Во время одного из спектаклей сорвался небрежно закрепленный рабочими сцены лифт. И хотя артисты отделались легкими ушибами и испугом, комиссия по технике безопасности потребовала изменения сценографии. Таиров не согласился. И „Человек, который был Четвергом“ приказал долго жить — его сняли с афиши театра.
А в 1924 году закрылось издательство „Денница“, так и не успев выпустить книгу.
Началась бесконечная полоса неудач, или, пользуясь словцом Кржижановского, „невезятина“.
Даже в театре, где после эффектного дебюта положение представлялось довольно прочным, разочарования следовали одно за другим.
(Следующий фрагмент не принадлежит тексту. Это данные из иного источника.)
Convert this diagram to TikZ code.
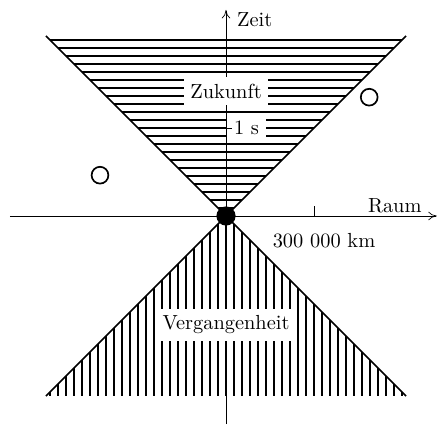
\documentclass[tikz,border=0pt]{standalone}
\usepackage{tikz}
\usetikzlibrary{arrows.meta,positioning}

\begin{document}
\begin{tikzpicture}[
  hatch/.style={line width=1.5pt},
  cone/.style={line width=1.1pt},
  axis/.style={-{To[length=6pt,width=6pt]}, line width=0.5pt},
  tick/.style={line width=0.7pt},
  txt/.style={scale=1.45, transform shape},
  lbl/.style={txt, fill=white},
  obj/.style={circle, draw, line width=1.2pt, minimum size=0.42cm, inner sep=0pt}
]
\useasboundingbox (-5.65,-5.225) rectangle (5.3,5.4);

\coordinate (o) at (0,0);
\coordinate (ul) at (-4.5,4.5);
\coordinate (ur) at (4.5,4.5);
\coordinate (ll) at (-4.5,-4.5);
\coordinate (lr) at (4.5,-4.5);
\coordinate (tmin) at (0,-5.2);
\coordinate (tmax) at (0,5.15);
\coordinate (xmin) at (-5.4,0);
\coordinate (xmax) at (5.27,0);
\coordinate (t1) at (0,2.2);
\coordinate (x1) at (2.2,0);

% future: horizontal lines
\foreach \k in {1,...,22}
  \draw[hatch] (-0.2*\k,0.2*\k) -- (0.2*\k,0.2*\k);
% past: vertical lines
\foreach \k in {-22,...,22}
  \draw[hatch] (0.2*\k,{-abs(0.2*\k)}) -- (0.2*\k,-4.5);

\node[lbl, anchor=west] (sec) at (0.02,2.2) {1 s};

\draw[axis] (tmin) -- (tmax);
\draw[axis] (xmin) -- (xmax);
\draw[tick] ([xshift=-0.15cm]t1) -- ([xshift=0.15cm]t1);
\draw[tick] (x1) -- ([yshift=0.25cm]x1);

\node[lbl] (future) at (0,3.12) {Zukunft};
\node[lbl] (past) at (0,-2.72) {Vergangenheit};
\node[txt, anchor=west] (zeit) at (0.1,4.9) {Zeit};
\node[txt, anchor=base] (raum) at (4.22,0.1) {Raum};
\node[txt, anchor=base] (km) at (2.45,-0.78) {300 000 km};

\draw[cone] (ul) -- (o) -- (lr);
\draw[cone] (ur) -- (o) -- (ll);

\node[circle, fill, minimum size=0.48cm, inner sep=0pt] (here) at (o) {};
\node[obj] (evA) at (3.58,2.97) {};
\node[obj] (evB) at (-3.15,1.02) {};

\end{tikzpicture}
\end{document}
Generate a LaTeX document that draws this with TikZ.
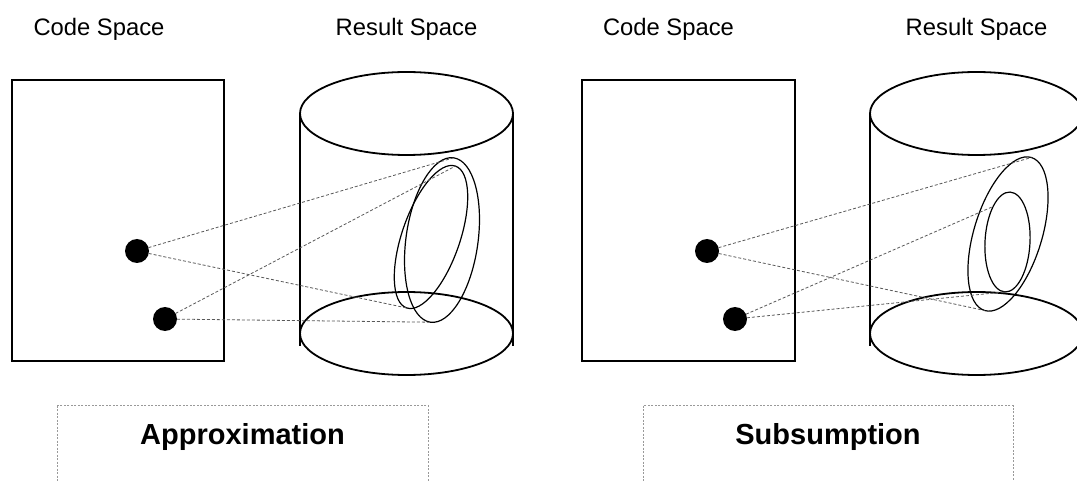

Право первой постановки „Попа и поручика“ оспаривали друг у друга в азартном соперничестве Р. Симонов, Н. Акимов, Театр оперетты. Но некий бдительный взор распознал в уморительных положениях непочтительность к авторитету, к непогрешимости единоличной и абсолютной власти. И уж вовсе не позволительным выглядел финал, в котором спивающийся от „раздвоения на форму и содержание“ поручик на вопрос, что толкает его к вину, ответствует: „Трезвое отношение к действительности“.
Завершенная в 1930 году „Писаная торба“, парадоксальная „условность в семи ситуациях“, едкая сатира на демагогию, под надежным прикрытием которой творятся дела, полярные тому, что громогласно декларировано, не пошла дальше читки у Таирова, который посоветовал спрятать ее и никому не показывать. Смеяться над подобным было уже весьма рискованно, попытка поставить пьесу наверняка стоила бы режиссеру в лучшем случае театра, в худшем — головы (драматургу тоже). Чтобы понять это, никакого ясновидения не требовалось: уже были — после разгрома в прессе — запрещены „Мандат“ Н. Эрдмана у Мейерхольда, „Народный Малахий“ М. Кулиша у Курбаса, да и у Таирова „Багровый остров“ М. Булгакова. А в тридцать втором году не был допущен до премьеры поставленный Мейерхольдом „Самоубийца“ Эрдмана — режиссер впоследствии погиб, драматург „получил срок“.
Все же терять театру такого автора, как Кржижановский, по мнению Таирова, было нелепо и обидно. И в 1936 году он заказал ему инсценировку „Евгения Онегина“, постановку которой намеревался приурочить к столетию со дня смерти Пушкина.